A razão pela qual eu era tão interessado pelo wrestling quando criança, crescendo nos anos 1990. À época, só encontrei essa história com desenvolvimento. Assistia Power Rangers e os acontecimentos da semana não importavam na próxima. Algo com relação aos processos me deixou maluco, porque parecia não haver etapas, embora eu tivesse apenas seis anos.
Então, parti para o wrestling, porque os acontecimentos do dia realmente moldavam a história na próxima semana. Achei aquilo convincente. Isso é ótimo nas histórias em quadrinhos também, o formato natural de série. Os personagens e suas jornadas são construídos conforme o tempo, então, seu investimento é recompensado. São representações míticas do bem contra o mal. Finalmente. Então, há várias semelhanças entre quadrinhos e wrestling.

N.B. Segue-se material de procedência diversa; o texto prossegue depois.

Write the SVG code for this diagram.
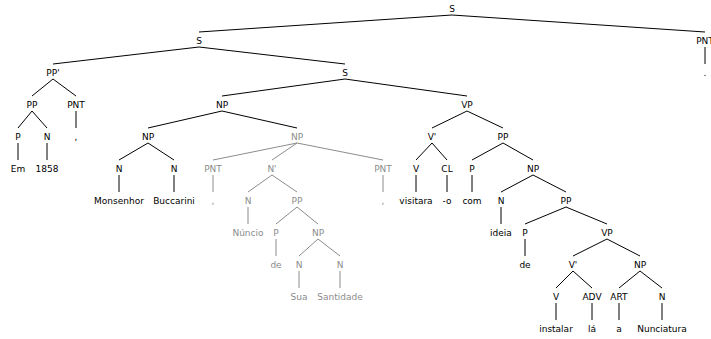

Por fim, uma série tão estranha e de difícil continuidade como Loki só é possível porque o público acompanha o MCU por mais de 12 anos e não precisa de tudo explicado. Com Heels, você sente necessidade de segurar o espectador pela mão ou o wrestling é popular o suficiente para não precisar?
Mesmo não sendo grande fã de wrestling, a maior estrela do cinema no mundo é um antigo lutador. Está na cultura por décadas. Então todos, pelo menos aqui nos Estados Unidos, têm algum conhecimento sobre isso. Quero uma série autêntica, para os fãs realmente ligados ao wrestling aproveitarem. Mas também amamos personagens experts, queremos assistir super-heróis sendo os melhores em suas atividades. Adoro assistir Tony Soprano como chefão da máfia porque eu não saberia lidar com aquela m*rda. Ao mesmo tempo, quero atrair o público leigo sobre wrestling, embora possam rejeitar a ideia. “Não gosto de WWE, não assistiria aquela série.” Há algumas lições aprendidas com Friday Night Lights (2006), muitas pessoas amam, apesar de odiarem futebol americano, assistiram por anos na Netflix. Tentamos atrair o máximo de pessoas.